Sahara’s investment programmes include schemes that are similar to a typical Indian bank’s fixed or recurring deposits. The company largely sells such schemes to small investors in towns and rural areas through their network of agents. These financial products allow investors to deposit small amounts such as 50 rupees a day (less than $1) for returns that some agents and investors said are higher than what bank deposits generate.
Zia-ul Haq, who runs a small departmental store in Uttar Pradesh and invests less than 50 rupees daily in the Sahara “Minor” scheme, said the Sahara agent who collects his money has assured him about his investment.
“There is some worry, but I am confident … It is natural that if you have invested money somewhere, you will be worried in such cases,” he said. “There is always a risk in private (companies).”

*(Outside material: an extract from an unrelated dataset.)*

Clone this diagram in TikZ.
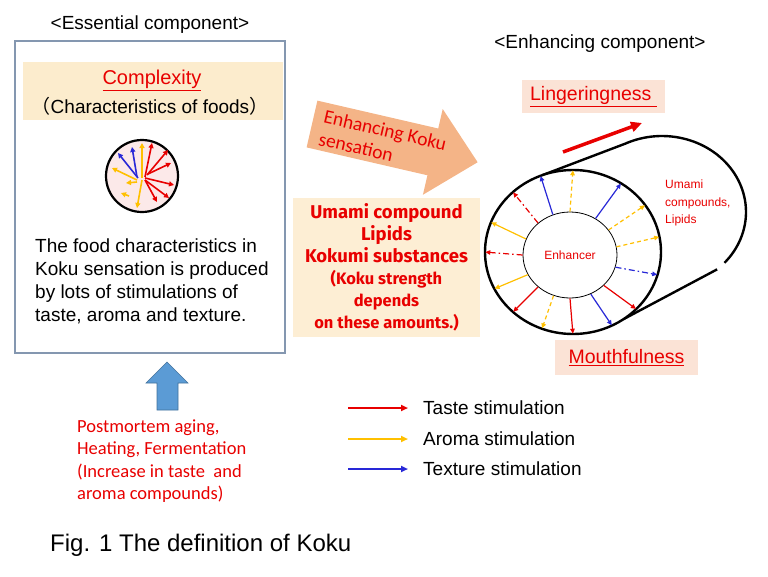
\documentclass[tikz,border=0pt]{standalone}
\usepackage{fontspec}
\setmainfont{Liberation Sans}
\newfontfamily\calfont{Carlito}
\newfontfamily\popfont{Fira Sans}
\newfontfamily\cjk{Noto Sans CJK JP}
\usetikzlibrary{shapes.geometric,arrows.meta,calc}

\definecolor{kred}{RGB}{232,0,0}
\definecolor{kgold}{RGB}{255,192,0}
\definecolor{kblue}{RGB}{40,40,215}
\definecolor{bandfill}{RGB}{252,236,205}
\definecolor{boxfill}{RGB}{253,238,212}
\definecolor{pinkfill}{RGB}{251,227,214}
\definecolor{arrowfill}{RGB}{244,180,135}
\definecolor{upfill}{RGB}{91,155,213}
\definecolor{upline}{RGB}{65,113,156}
\definecolor{framecol}{RGB}{132,151,176}
\definecolor{mixfill}{RGB}{252,233,233}
\newcommand\lsz{\fontsize{16.5}{21}\selectfont}

\begin{document}
\begin{tikzpicture}[x=1pt, y=-1pt,
  lbl/.style={font=\fontsize{19}{23}\selectfont, align=left, inner sep=0pt},
  redlbl/.style={font=\calfont\fontsize{18.5}{22.5}\selectfont, text=kred, align=left, inner sep=0pt},
  tag/.style={rectangle, fill=pinkfill, inner sep=0pt, font=\fontsize{19.5}{23}\selectfont, text=kred},
  stim/.style={-{Triangle[length=5pt,width=4.5pt]}, line width=1.2pt, shorten >=1.5pt},
  mixarr/.style={-{Triangle[length=5pt,width=5pt]}, line width=1.6pt},
  legend/.style={-{Triangle[length=7pt,width=6pt]}, line width=2pt},
  dsh/.style={dash pattern=on 4pt off 3pt},
  ddot/.style={dash pattern=on 6pt off 3pt on 1.5pt off 3pt},
]
\useasboundingbox (0,0) rectangle (768,576);

\node[lbl] (esshead) at (150,25) {<Essential component>};
\node[draw=framecol, line width=1.3pt, minimum width=270pt, minimum height=312pt, inner sep=0pt] (ess) at (150,197) {};
\node[fill=bandfill, minimum width=260pt, minimum height=58pt, inner sep=0pt] (band) at (153,91) {};
\node[lbl, text=kred, font=\fontsize{20}{23}\selectfont] (cplx) at (152,80) {\underline{Complexity}};
\node[lbl] (chars) at (150,106) {{\cjk （}Characteristics of foods{\cjk ）}};

\node[circle, draw, line width=2.2pt, fill=mixfill, minimum size=72pt, inner sep=0pt] (mix) at (142,176) {};
\foreach \sx/\sy/\ex/\ey/\c in {
  145/177/152/143/kred, 147/175/168/150/kred, 148/174/171/163/kred,
  145/178/174/185/kred, 145/180/169/198/kred, 145/180/157/202/kred,
  138/178/118/153/kblue, 137/177/132/147/kblue,
  142/178/142/143/kgold, 137/180/112/168/kgold, 137/182/126/183/kgold,
  142/180/137/208/kgold, 129/196/121/193/kgold}
  \draw[mixarr, \c] (\sx,\sy) -- (\ex,\ey);

\node[lbl, anchor=west] (food) at (35,281) {The food characteristics in\\Koku sensation is produced\\by lots of stimulations of\\taste, aroma and texture.};

\fill[upfill, draw=upline, line width=0.6pt] (157,410) -- (157,383) -- (146,383) -- (167,362) -- (188,383) -- (178,383) -- (178,410) -- cycle;
\node[redlbl, anchor=west] (cause) at (77,461) {Postmortem aging,\\Heating, Fermentation\\(Increase in taste\ \ and\\aroma compounds)};

\node[lbl, anchor=west, font=\fontsize{24}{28}\selectfont] (fig) at (50,545) {Fig. 1 The definition of Koku};

\begin{scope}[shift={(312,124)}, rotate=-13]
  \fill[arrowfill] (0,-24) -- (124,-24) -- (124,-44) -- (170,0) -- (124,44) -- (124,24) -- (0,24) -- cycle;
  \node[redlbl, anchor=west, rotate=-13, font=\calfont\fontsize{19.5}{23}\selectfont] (enhk) at (10,1) {Enhancing Koku\\sensation};
\end{scope}

\node[fill=boxfill, minimum width=187pt, minimum height=139pt, inner sep=0pt, align=center, text=kred, font=\popfont\bfseries\fontsize{18.5}{22}\selectfont] (amt) at (386.5,267.5)
  {Umami compound\\Lipids\\Kokumi substances\\\lsz (Koku strength\\\lsz depends\\\lsz on these amounts.)};

\node[lbl] (enhhead) at (600,44) {<Enhancing component>};
\node[tag, minimum width=143pt, minimum height=33pt] (ling) at (593.5,96.5) {\underline{Lingeringness\ }};
\node[tag, minimum width=143pt, minimum height=35pt] (mouth) at (626.5,357.5) {\underline{Mouthfulness}};

\coordinate (lgs) at (563,152);
\coordinate (lge) at (642,123);
\draw[-{Triangle[length=11pt,width=10pt]}, line width=3.5pt, kred] (lgs) -- (lge);

\coordinate (ft) at ({573+88*cos(-110)},{252+82*sin(-110)});
\coordinate (fb) at ({573+88*cos(55)},{252+82*sin(55)});
\coordinate (bt) at ({662+84*cos(-116)},{212+76*sin(-116)});
\coordinate (bb) at ({662+84*cos(49)},{212+76*sin(49)});
\draw[line width=2.4pt] (ft) -- (bt) -- plot[domain=-116:42, samples=60] ({662+84*cos(\x)},{212+76*sin(\x)});
\draw[line width=2.4pt] (fb) -- (bb);

\node[ellipse, draw, line width=2.4pt, fill=white, minimum width=176pt, minimum height=164pt, inner sep=0pt] (tube) at (573,252) {};
\node[ellipse, draw, line width=0.8pt, minimum width=94pt, minimum height=86pt, inner sep=0pt, font=\fontsize{12}{14}\selectfont, text=kred] (enh) at (570,255) {Enhancer};
\foreach \a/\c/\s in {113/kblue/solid, 90/kgold/dsh, 55/kblue/solid, 33/kgold/dsh, 10/kgold/dsh,
  -15/kblue/ddot, -42/kred/solid, -62/kblue/solid, -90/kred/solid, -112/kgold/dsh,
  -135/kred/solid, -155/kgold/solid, 180/kred/ddot, 160/kgold/solid, 135/kred/ddot}
  \draw[stim, \c, \s] (enh.\a) -- (tube.\a);

\node[anchor=west, align=left, inner sep=0pt, text=kred, font=\fontsize{12}{17.5}\selectfont] (umami) at (665,203) {Umami\\compounds,\\Lipids};

\node[lbl, anchor=west] (taste) at (423,408) {Taste stimulation};
\node[lbl, anchor=west] (aroma) at (423,439) {Aroma stimulation};
\node[lbl, anchor=west] (texture) at (423,469) {Texture stimulation};
\draw[legend, kred] ([xshift=-75pt]taste.west) -- ([xshift=-15pt]taste.west);
\draw[legend, kgold] ([xshift=-75pt]aroma.west) -- ([xshift=-15pt]aroma.west);
\draw[legend, kblue] ([xshift=-75pt]texture.west) -- ([xshift=-15pt]texture.west);

\end{tikzpicture}
\end{document}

While there is no official company website which explains Sahara’s investment schemes, agents and investors used names such as “M-Benefit” and “Minor” to identify some of the schemes. Sahara also issues a computer-printed receipt with hologram and passbooks as proof of investment, according to documents seen by this reporter.
The court case has made life tougher for agents who pitch these schemes. Deshdeepak Parashar has been selling Sahara schemes in the Pratapgarh district of Uttar Pradesh for the last three years, and has about 150 clients, including Haq. He is finding it hard to look for new customers.
“Customers called me and were worried about losing their money when [Roy] was called to the court. I have received no calls after the arrest,” said Parashar, adding that investors do not want to be associated with Sahara right now.
“When people start pressing me too much, I feel depressed. I have been thinking of switching the business for a year,” he said. “I want to be associated with LIC (Life Insurance Corporation of India).”
Delhi-based agent Ravi Kumar, who has been selling Sahara schemes for two months, hopes business will pick up once the court case is settled. “There has been some negative response in the market. We are not approaching new investors right now,” said the 35-year-old real estate company employee who sells Sahara investment products on the side.
Sahara agents typically file investment documents at local offices. One Delhi branch is tucked away in a crowded area near Paharganj, a place famous for low-cost hotel rooms and much frequented by backpacking foreigners. A narrow, dark staircase leads to a second-floor Sahara office. From the street, lined by furniture shops, a dusty old board with the company’s name is barely visible.
Agents outside the office hesitated to speak with reporters. One agent asked for this reporter’s identification card, but refused to share much information about how investors are reacting to the case. “People are (a) little worried now, party (client) is saying Subrata Roy is in jail,” said another agent.
A second man, who said he deals in Sahara deposits, said, “Do something else, you are wasting your time … everything will be fine in two, three days. There is nothing wrong. Why will you visit the office? You should do something else.”
Another Sahara office in old Delhi’s Nicholson street is flanked by vegetable sellers, bullock carts and rickshaw pullers. The office is located in a colonial-style building around shops selling auto parts. Inside, an investor sat with his payment receipts as three agents wore black armbands in protest of their chief Roy’s arrest.
Neeraj Joshi, an employee of the Sahara group’s Hindi newspaper Rashtriya Sahara, said many employees in his Nainital office in the state of Uttarakhand are also protesting silently in a similar fashion.
Joshi, who has investments of about 80,000 rupees ($1,310) in Sahara deposits, is not worried about his holdings. “The company is not run by one person,” said Joshi. “We still have faith that this man will get himself out of trouble.”